The project was called "Loggim" and involved Reumech Olifant Manufacturing Company (OMC) building the hull, while Lyttleton Engineering Works (LEW) designed the turret.

The project was developed from about 1983, with the prototype (TTD) completed around 1992. The prototype was developed in the early 1990s by ARMSCOR (later Denel) and OMC. It resembled the Leopard 2 in profile because of the use of Composite armour and because that design suited the harsh African climate the most. It weighed 58 tonne and was driven by a 1250 hp diesel engine. The prototype was equipped with a GT-3 105 mm main gun but the production units were planned to have a unique GT-6 120 mm gun that had the modular ability to change breaches from a 120 mm gun to a 140 mm gun.

During the development of the TTD, it had a competitor, the Olifant MK1B Optimum, the Olifant MK1B Optimum was a continuation of the Olifant tank family which had a very similar turret profile to the TTD when the Sharp Composite package was removed, Although it was competing with the TTD, in the end it was more of a stop gap that the SADF was using while working on the TTD, it used a GT-8 105mm Rifled Main Cannon and a 7.62x51mm MG-4 Browning Coaxial Machine Gun, with a 950 horsepower V-12 Engine, Advanced Ceramic Armor, a advanced Fire control system and advanced optics.
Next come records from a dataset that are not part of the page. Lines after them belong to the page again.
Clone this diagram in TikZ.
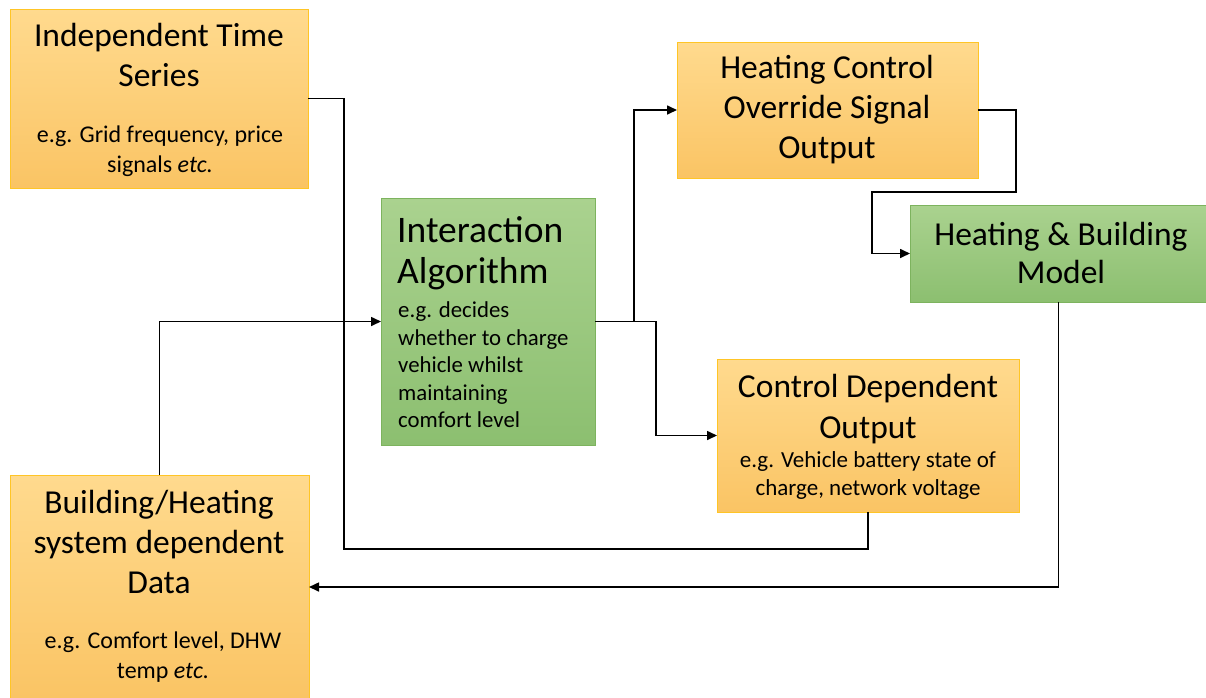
\documentclass[tikz,border=0pt]{standalone}
\usepackage{fontspec}
\setmainfont{Carlito}
\usetikzlibrary{arrows.meta}
\definecolor{otop}{HTML}{FFDA8E}
\definecolor{obot}{HTML}{FAC464}
\definecolor{oline}{HTML}{FFC526}
\definecolor{gtop}{HTML}{AAD28F}
\definecolor{gbot}{HTML}{8CBF70}
\definecolor{gline}{HTML}{7DB35E}
\tikzset{
  obox/.style={draw=oline, line width=0.8pt, top color=otop, bottom color=obot, inner sep=0pt, outer sep=0pt, anchor=north west},
  gbox/.style={draw=gline, line width=0.8pt, top color=gtop, bottom color=gbot, inner sep=0pt, outer sep=0pt, anchor=north west},
  ttl/.style={font=\fontsize{33.5}{40}\selectfont, anchor=base, inner sep=0pt},
  sub/.style={font=\fontsize{24}{28}\selectfont, anchor=base, inner sep=0pt},
  subc/.style={font=\fontsize{23}{28}\selectfont, anchor=base, inner sep=0pt},
  subl/.style={font=\fontsize{22.8}{27}\selectfont, anchor=base west, inner sep=0pt},
  ttll/.style={font=\fontsize{37.5}{42}\selectfont, anchor=base west, inner sep=0pt},
  line/.style={draw=black, line width=1.6pt},
  arr/.style={line, -{Triangle[length=10pt,width=9pt]}}
}
\begin{document}
\begin{tikzpicture}[x=1pt,y=-1pt]
\useasboundingbox (0,0) rectangle (1206,697);
% boxes
\node[obox, minimum width=298pt, minimum height=179pt] (its) at (10,9) {};
\node[gbox, minimum width=214pt, minimum height=247pt] (ia) at (381,198) {};
\node[obox, minimum width=301pt, minimum height=136pt] (hco) at (677,42) {};
\node[gbox, minimum width=297pt, minimum height=97pt] (hbm) at (910,205) {};
\node[obox, minimum width=302pt, minimum height=153pt] (cdo) at (717,359) {};
\node[obox, minimum width=299pt, minimum height=224pt] (bhd) at (10,475) {};
% texts
\node[ttl] (its1) at (159,46) {Independent Time};
\node[ttl] (its2) at (159,86) {Series};
\node[sub] (its3) at (160,142) {e.g. Grid frequency, price};
\node[sub] (its4) at (160,172) {signals \textit{etc.}};
\node[ttll] (ia1) at (397,242) {Interaction};
\node[ttll] (ia2) at (397,283) {Algorithm};
\node[subl] (ia3) at (398,317) {e.g. decides};
\node[subl] (ia4) at (398,345) {whether to charge};
\node[subl] (ia5) at (398,372) {vehicle whilst};
\node[subl] (ia6) at (398,400) {maintaining};
\node[subl] (ia7) at (398,427) {comfort level};
\node[ttl] (hco1) at (827,78) {Heating Control};
\node[ttl] (hco2) at (827,118) {Override Signal};
\node[ttl] (hco3) at (827,158) {Output};
\node[ttl] (hbm1) at (1061,245) {Heating \& Building};
\node[ttl] (hbm2) at (1061,283) {Model};
\node[ttl] (cdo1) at (868,397) {Control Dependent};
\node[ttl] (cdo2) at (868,438) {Output};
\node[subc] (cdo3) at (868,467) {e.g. Vehicle battery state of};
\node[subc] (cdo4) at (868,495) {charge, network voltage};
\node[ttl] (bhd1) at (159,513) {Building/Heating};
\node[ttl] (bhd2) at (159,553) {system dependent};
\node[ttl] (bhd3) at (159,593) {Data};
\node[sub] (bhd4) at (163,648) {e.g. Comfort level, DHW};
\node[sub] (bhd5) at (163,678) {temp \textit{etc.}};
% connectors
\coordinate (split) at ([xshift=39pt]ia.east);
\draw[line] (its.east) -- ++(36,0) coordinate (c1) -- (c1 |- 0,549) -| (cdo.south);
\draw[arr] (bhd.north) |- (ia.west);
\draw[line] (ia.east) -- (split);
\draw[arr] (split) |- (hco.west);
\draw[arr] (split) -- ++(22,0) |- (cdo.west);
\draw[arr] (hco.east) -- ++(38,0) -- ++(0,82) -- ++(-144,0) |- (hbm.west);
\draw[arr] (hbm.south) |- (bhd.east);
\end{tikzpicture}
\end{document}
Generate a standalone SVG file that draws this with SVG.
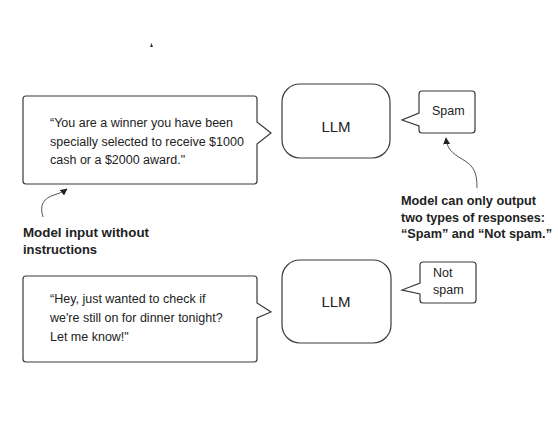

The program was cut in the early 1990s following the end of the South African Border War, and due to changes in the political climate, but not without showing that the program was ultimately successful, proving in tests that it was a great MBT that accomplished its main objective of countering Soviet T-Series tanks and being on par with most Western MBTs.

It is also safe to assume that the SADF used a lot of the information that they got from Operation Carbenet, an Operation that involved getting T-72M1 tanks from Poland to research their strengths, weaknesses, what the SADF could do to the Platform to make it more advanced, better and to see what technology they could use on the T-72 platform (Which led to the T-72 IST "Tiger" and T-72/35 (ZA-35) to help develop the Loggim tank.

== Variants ==
The TTD had 2 variants, 1 was only proposed.

Prototype Variant: The prototype used a 105mm GT-3 QF Cannon and had no machine gun or ERA (Although ERA was used during hull testing). It featured second-generation thermal vision devices (TVDs), night-vision devices (NVDs), a Laser Rangefinder and also had access to a Hunter Killer Fire Control System.

Production Variant: The production variant was planned to use the 120mm GT-6 QF main cannon, It was planned to use ERA, a 7.62mm or 7.92mm machine gun that would be placed on top of the turret (Although some sources including the Official South African Armor Museum claim that it was planned to use a Coaxial Machine Gun Aswell.) and would have Modular Armor pieces leaving room for upgrades to the TVD, NVD, Armor, FCS, Primary Weapon and Secondary Weapon systems.

Upgraded Production Variant: The Upgraded Production Variant was planned to use a 140mm GT-6 QF main cannon, and would be exactly the same as the Production Variant being able to use ERA and a 7.62mm or 7.92mm machine gun on the turret or as Coaxial inside the turret.